Are you looking for a little traditional Scottish fun? Then it's your lucky day. The International Society is going to the Pantomime on Friday 17 December at 1pm.
If you think you may have heard about Pantomime before, let's clarify a couple of things:
(Taken from Wikipedia.org) In the UK, pantomime (or panto) has come to mean a non-silent form of theatre, incorporating song, dance, buffoonery, and satire, traditionally performed at Christmas... The form has a number of conventions, which include:
The leading male character (the "principal boy") is played by a young woman.
An older woman (the "dame") is played by a man in drag.
There is a great deal of audience participation, including calls of "he's behind you", and "oh yes it is" or "oh no it isn't". In both style and content, modern Panto has very clear and strong links with Commedia dell'arte — a form of popular theatre arising in the early middle ages in Italy and reaching England by 16th century.
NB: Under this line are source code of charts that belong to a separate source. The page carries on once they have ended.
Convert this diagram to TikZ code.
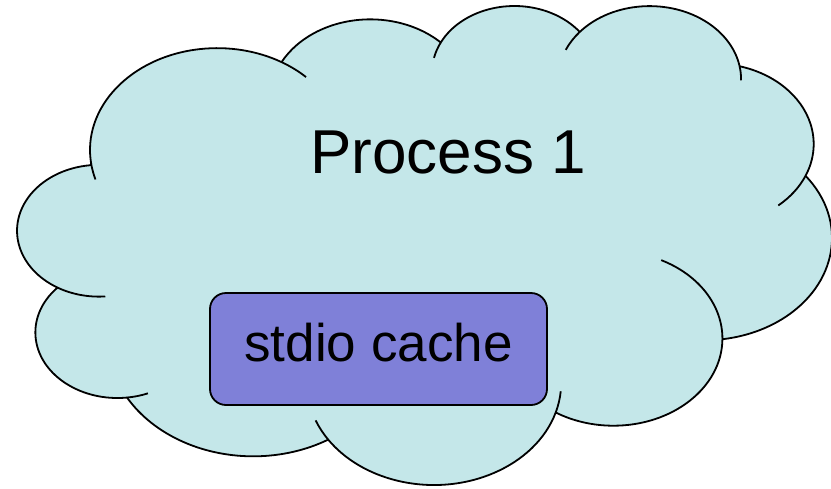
\documentclass[tikz,border=0pt]{standalone}
\usepackage{fontspec}
\setmainfont{Liberation Sans}
\usepackage{tikz}

\definecolor{cloudfill}{RGB}{196,231,233}
\definecolor{cachefill}{RGB}{127,128,216}

\begin{document}
\begin{tikzpicture}[x=1pt, y=-1pt,
    cloudline/.style={line width=1.8pt, line join=round},
    cachebox/.style={draw, line width=1.8pt, fill=cachefill, rounded corners=16pt,
      minimum width=337pt, minimum height=112pt, inner sep=0pt,
      text height=44pt, text depth=20pt, font=\fontsize{53}{60}\selectfont},
    title/.style={font=\fontsize{62}{70}\selectfont, inner sep=0pt, anchor=base}]

  \useasboundingbox (0,0) rectangle (831,488);

  % cloud: eleven elliptic lobes, cusps k1..k11
  \begin{scope}[shift={(17.7,4.45)}, x=1.8841pt, y=-1.1084pt]
    \filldraw[cloudline, fill=cloudfill] (39.00,143.70) coordinate (k1)
      arc[start angle=172.25, end angle=300.36, x radius=67.53, y radius=91.90] coordinate (k2)
      arc[start angle=-152.02, end angle=-45.45, x radius=53.33, y radius=72.67] coordinate (k3)
      arc[start angle=-153.49, end angle=-37.33, x radius=43.65, y radius=59.45] coordinate (k4)
      arc[start angle=-139.72, end angle=-10.21, x radius=48.57, y radius=65.95] coordinate (k5)
      arc[start angle=-74.77, end angle=23.21, x radius=53.33, y radius=72.73] coordinate (k6)
      arc[start angle=-37.53, end angle=81.86, x radius=67.75, y radius=92.20] coordinate (k7)
      arc[start angle=0.46, end angle=121.98, x radius=57.85, y radius=78.67] coordinate (k8)
      arc[start angle=16.85, end angle=146.24, x radius=67.52, y radius=92.15] coordinate (k9)
      arc[start angle=58.99, end angle=150.19, x radius=77.20, y radius=105.43] coordinate (k10)
      arc[start angle=83.31, end angle=223.11, x radius=43.60, y radius=59.18] coordinate (k11)
      arc[start angle=120.36, end angle=264.11, x radius=43.45, y radius=59.45]
      -- cycle;

    % inner arcs running on from the cusps
    \draw[cloudline] (k1) arc[start angle=172.25, end angle=163.19, x radius=67.53, y radius=91.90];
    \draw[cloudline] (k2) arc[start angle=300.36, end angle=314.27, x radius=67.53, y radius=91.90];
    \draw[cloudline] (k3) arc[start angle=-153.49, end angle=-167.72, x radius=43.65, y radius=59.45];
    \draw[cloudline] (k4) arc[start angle=-139.72, end angle=-156.31, x radius=48.57, y radius=65.95];
    \draw[cloudline] (k5) arc[start angle=-10.21, end angle=0.82, x radius=48.57, y radius=65.95];
    \draw[cloudline] (k6) arc[start angle=23.21, end angle=49.65, x radius=53.33, y radius=72.73];
    \draw[cloudline] (k7) arc[start angle=0.46, end angle=-64.00, x radius=57.85, y radius=78.67];
    \draw[cloudline] (k8) arc[start angle=16.85, end angle=4.74, x radius=67.52, y radius=92.15];
    \draw[cloudline] (k9) arc[start angle=146.24, end angle=158.47, x radius=67.52, y radius=92.15];
    \draw[cloudline] (k10) arc[start angle=83.31, end angle=68.24, x radius=43.60, y radius=59.18];
    \draw[cloudline] (k11) arc[start angle=120.36, end angle=85.54, x radius=43.45, y radius=59.45];
  \end{scope}

  \node[title] (proc) at (448,173) {Process 1};
  \node[cachebox] (cache) at (378.5,349) {stdio cache};

\end{tikzpicture}
\end{document}
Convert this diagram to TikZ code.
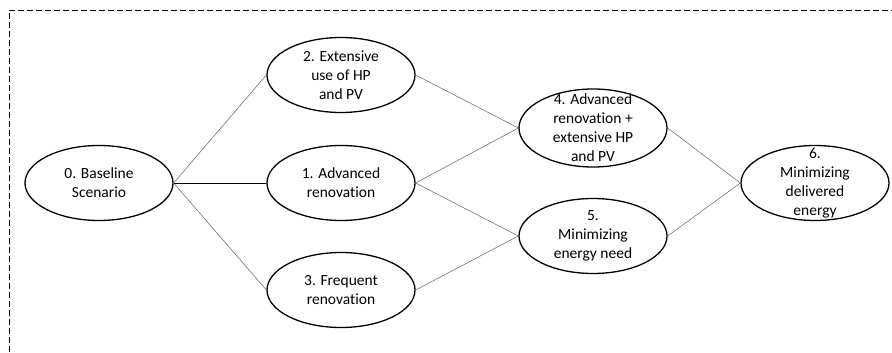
\documentclass[tikz,border=0pt]{standalone}
\usepackage{fontspec}
\setmainfont[Ligatures=NoCommon]{Carlito}
\usetikzlibrary{shapes.geometric}

\begin{document}
\begin{tikzpicture}[x=1pt,y=-1pt,
  scen/.style={ellipse,draw,line width=1.3pt,minimum width=148pt,
               minimum height=75pt,inner sep=0pt},
  scentext/.style={align=center,font=\fontsize{15.5}{19}\selectfont},
  link/.style={gray!85!black,line width=0.55pt},
  mainlink/.style={black,line width=1pt}]
  \useasboundingbox (0,0) rectangle (892,353);
  % frame, open to the right and bottom
  \draw[line width=0.9pt,dash pattern=on 6pt off 3pt] (9,370)--(9,10)--(900,10);
  % scenarios
  \node[scen,label={[scentext]center:0. Baseline\\Scenario}] (s0) at (99,183) {};
  \node[scen,label={[scentext]center:2. Extensive\\use of HP\\and PV}] (s2) at (341,75) {};
  \node[scen,label={[scentext]center:1. Advanced\\renovation}] (s1) at (341,183) {};
  \node[scen,label={[scentext]center:3. Frequent\\renovation}] (s3) at (341,290) {};
  \node[scen,minimum height=78pt,
        label={[scentext]center:4. Advanced\\renovation +\\extensive HP\\and PV}] (s4) at (593,128) {};
  \node[scen,label={[scentext]center:5.\\Minimizing\\energy need}] (s5) at (593,236) {};
  \node[scen,label={[scentext]center:6.\\Minimizing\\delivered\\energy}] (s6) at (815,183) {};
  % links
  \draw[mainlink] (s0.east)--(s1.west);
  \draw[link] (s0.east)--(s2.west);
  \draw[link] (s0.east)--(s3.west);
  \draw[link] (s2.east)--(s4.west);
  \draw[link] (s1.east)--(s4.west);
  \draw[link] (s1.east)--(s5.west);
  \draw[link] (s3.east)--(s5.west);
  \draw[link] (s4.east)--(s6.west);
  \draw[link] (s5.east)--(s6.west);
\end{tikzpicture}
\end{document}
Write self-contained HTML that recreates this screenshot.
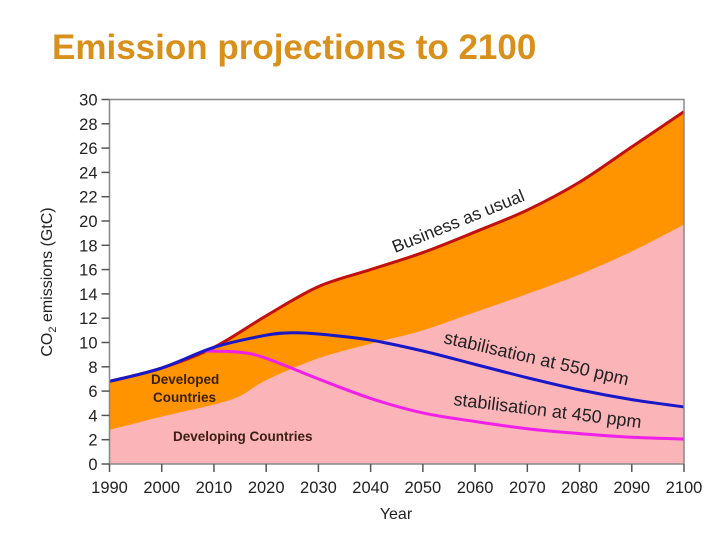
<!DOCTYPE html>
<html><head><meta charset="utf-8"><style>
body{margin:0;background:#fff;width:720px;height:540px;overflow:hidden;font-family:"Liberation Sans",sans-serif}
</style></head><body>
<svg id="c" width="720" height="540" font-family="Liberation Sans, sans-serif">
<text x="52" y="59" font-size="35" font-weight="bold" fill="#d8901c">Emission projections to 2100</text>
<g id="areas"></g><g id="lines"></g><g id="axes"></g>
<text transform="translate(52,282) rotate(-90)" text-anchor="middle" font-size="16" fill="#222">CO<tspan font-size="11" dy="4">2</tspan><tspan dy="-4"> emissions (GtC)</tspan></text>
<text x="396" y="519" text-anchor="middle" font-size="16" fill="#222">Year</text>
<text x="151" y="384" font-size="13.5" font-weight="bold" fill="#3a2010">Developed</text>
<text x="153" y="402" font-size="13.5" font-weight="bold" fill="#3a2010">Countries</text>
<text x="173" y="441" font-size="13.5" font-weight="bold" fill="#3a2010">Developing Countries</text>
<text transform="translate(395,253) rotate(-22)" font-size="17.5" fill="#222">Business as usual</text>
<text transform="translate(443,343) rotate(13)" font-size="18" fill="#222">stabilisation at 550 ppm</text>
<text transform="translate(453,405) rotate(7)" font-size="18" fill="#222">stabilisation at 450 ppm</text>
</svg>
<script>
const bauYears=[1990,2000,2010,2020,2030,2040,2050,2060,2070,2080,2090,2100];
const bauValues=[6.8,7.9,9.6,12.2,14.6,16.0,17.4,19.1,20.9,23.2,26.1,29.0];
const devYears=[1990,2000,2010,2015,2020,2030,2040,2050,2060,2070,2080,2090,2100];
const devValues=[2.8,3.9,4.9,5.6,6.9,8.7,9.9,11.0,12.5,14.0,15.6,17.5,19.7];
const s550Years=[1990,2000,2010,2020,2025,2030,2040,2050,2060,2070,2080,2090,2100];
const s550Values=[6.8,7.9,9.6,10.6,10.8,10.7,10.2,9.3,8.2,7.1,6.1,5.3,4.7];
const s450Years=[2008,2015,2020,2030,2040,2050,2060,2070,2080,2090,2100];
const s450Values=[9.3,9.2,8.7,7.0,5.4,4.2,3.5,2.9,2.5,2.2,2.05];
const yTicks=[0,2,4,6,8,10,12,14,16,18,20,22,24,26,28,30];
const xTicks=[1990,2000,2010,2020,2030,2040,2050,2060,2070,2080,2090,2100];
const X=v=>109.5+(v-1990)*(684-109.5)/110;
const Y=v=>464-v*(464-99.5)/30;
const NS='http://www.w3.org/2000/svg';
function mk(t,a,p){const e=document.createElementNS(NS,t);for(const k in a)e.setAttribute(k,a[k]);p.appendChild(e);return e;}
function curve(xs,ys){const p=xs.map((x,i)=>[X(x),Y(ys[i])]);let d='M'+p[0][0]+','+p[0][1];
for(let i=0;i<p.length-1;i++){const p0=p[i-1]||p[i],p1=p[i],p2=p[i+1],p3=p[i+2]||p2;
d+=' C'+(p1[0]+(p2[0]-p0[0])/6)+','+(p1[1]+(p2[1]-p0[1])/6)+' '+(p2[0]-(p3[0]-p1[0])/6)+','+(p2[1]-(p3[1]-p1[1])/6)+' '+p2[0]+','+p2[1];}return d;}
const A=document.getElementById('areas'),L=document.getElementById('lines'),G=document.getElementById('axes');
let e;
e=mk('path',{d:curve(bauYears,bauValues)+' L'+X(2100)+','+Y(0)+' L'+X(1990)+','+Y(0)+'Z',fill:'#ff9400'},A);

e=mk('path',{d:curve(devYears,devValues)+' L'+X(2100)+','+Y(0)+' L'+X(1990)+','+Y(0)+'Z',fill:'#fbb4b8'},A);

e=mk('path',{d:curve(bauYears,bauValues),fill:'none',stroke:'#c01010','stroke-width':3},L);

e=mk('path',{d:curve(s450Years,s450Values),fill:'none',stroke:'#f020e8','stroke-width':3},L);

e=mk('path',{d:curve(s550Years,s550Values),fill:'none',stroke:'#1818c8','stroke-width':3},L);

e=mk('rect',{x:X(1990),y:Y(30),width:X(2100)-X(1990),height:Y(0)-Y(30),fill:'none',stroke:'#888','stroke-width':1.5},G);

yTicks.forEach(v=>{mk('line',{x1:X(1990)-8,x2:X(1990),y1:Y(v),y2:Y(v),stroke:'#555','stroke-width':1.5},G);
e=mk('text',{x:X(1990)-12,y:Y(v)+6,'text-anchor':'end','font-size':16.5,fill:'#222'},G);e.textContent=v;
});
xTicks.forEach(v=>{mk('line',{x1:X(v),x2:X(v),y1:Y(0),y2:Y(0)+8,stroke:'#555','stroke-width':1.5},G);
e=mk('text',{x:X(v),y:Y(0)+29,'text-anchor':'middle','font-size':16.5,fill:'#222'},G);e.textContent=v;
});
</script>
</body></html>
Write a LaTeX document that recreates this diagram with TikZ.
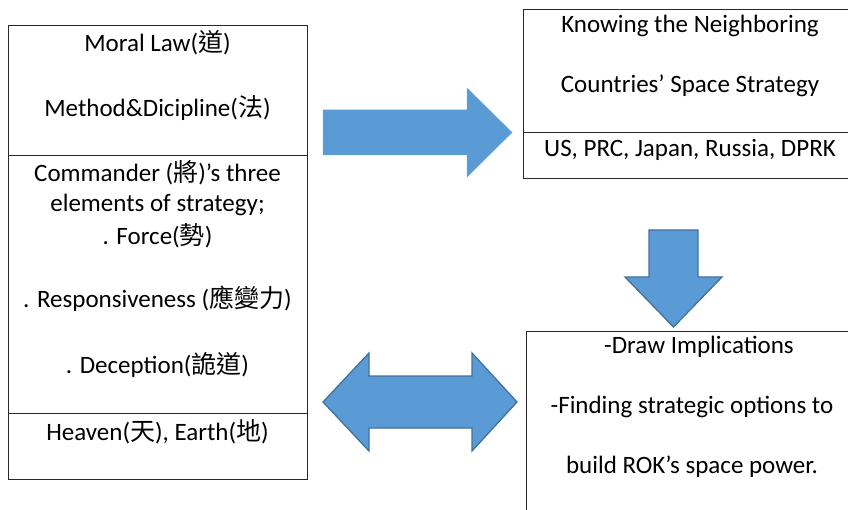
\documentclass[tikz,border=0pt]{standalone}
\usepackage{fontspec}
\setmainfont{Carlito}
\newfontfamily\cjk{Noto Sans CJK TC}
\definecolor{arrowfill}{RGB}{91,155,213}
\definecolor{arrowedge}{RGB}{65,113,156}
\definecolor{boxedge}{RGB}{40,40,40}
\begin{document}
\begin{tikzpicture}[x=1pt,y=-1pt,
  box/.style={draw=boxedge,line width=0.9pt,rectangle,inner sep=0pt,anchor=north west},
  divider/.style={draw=boxedge,line width=0.9pt},
  txt/.style={anchor=base,inner sep=0pt,font=\fontsize{25}{30}\selectfont},
  blockarrow/.style={fill=arrowfill,draw=arrowedge,line width=1.3pt,line join=miter},
  plainarrow/.style={fill=arrowfill,draw=arrowfill!90!white,line width=0.5pt}]
\useasboundingbox (0,0) rectangle (848,510);
\clip (0,0) rectangle (848,510);

% left box
\node[box,minimum width=299pt,minimum height=454pt] (L) at (8,25) {};
\draw[divider] (L.west |- 0,155) -- (L.east |- 0,155);
\draw[divider] (L.west |- 0,413) -- (L.east |- 0,413);
\node[txt] (l1) at (157.5,52) {Moral Law({\cjk 道})};
\node[txt] (l2) at (157.5,117) {Method\&Dicipline({\cjk 法})};
\node[txt] (l3) at (157.5,182) {Commander ({\cjk 將})’s three};
\node[txt] (l4) at (157.5,212) {elements of strategy;};
\node[txt] (l5) at (157.5,245) {. Force({\cjk 勢})};
\node[txt] (l6) at (157.5,308) {. Responsiveness ({\cjk 應變力})};
\node[txt] (l7) at (157.5,373) {. Deception({\cjk 詭道})};
\node[txt] (l8) at (157.5,440) {Heaven({\cjk 天}), Earth({\cjk 地})};

% top right box
\node[box,minimum width=334pt,minimum height=168.5pt] (TR) at (523,9.5) {};
\draw[divider] (TR.west |- 0,132) -- (TR.east |- 0,132);
\node[txt] (t1) at (690,33) {Knowing the Neighboring};
\node[txt] (t2) at (690,93) {Countries’ Space Strategy};
\node[txt] (t3) at (690,157) {US, PRC, Japan, Russia, DPRK};

% bottom right box
\node[box,minimum width=334pt,minimum height=200pt] (BR) at (526,331) {};
\node[txt] (b1) at (699,353) {-Draw Implications};
\node[txt] (b2) at (692,413) {-Finding strategic options to};
\node[txt] (b3) at (692,473) {build ROK’s space power.};

% right arrow
\path[plainarrow] (323,110) -- (467,110) -- (467,88) -- (512,132.5) -- (467,177) -- (467,155) -- (323,155) -- cycle;
% down arrow
\path[blockarrow] (649,230) -- (698,230) -- (698,277) -- (722,277) -- (673.5,327) -- (625,277) -- (649,277) -- cycle;
% double arrow
\path[blockarrow] (323,402) -- (369,353) -- (369,376) -- (472,376) -- (472,353) -- (517,402) -- (472,451) -- (472,428) -- (369,428) -- (369,451) -- cycle;
\end{tikzpicture}
\end{document}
Shakespeare would have been very familiar with its forms and conventions.
The play we are attending is "Mother Goose"
There’s trouble in Pantoland! Mother Goose is in such a flap! The Bills keep coming, the Cooncil Tax has just gone up, and she’s in danger of losing Goose Hoose! What’s more she’s having to raise Gertie and Gwendolyne without a feather figure! All she ever dreams of is a little nest egg to see them through!
So when the family’s genetically modified goose starts laying Golden Eggs of course she thinks she’s cracked it! But that’s when her troubles REALLY begin!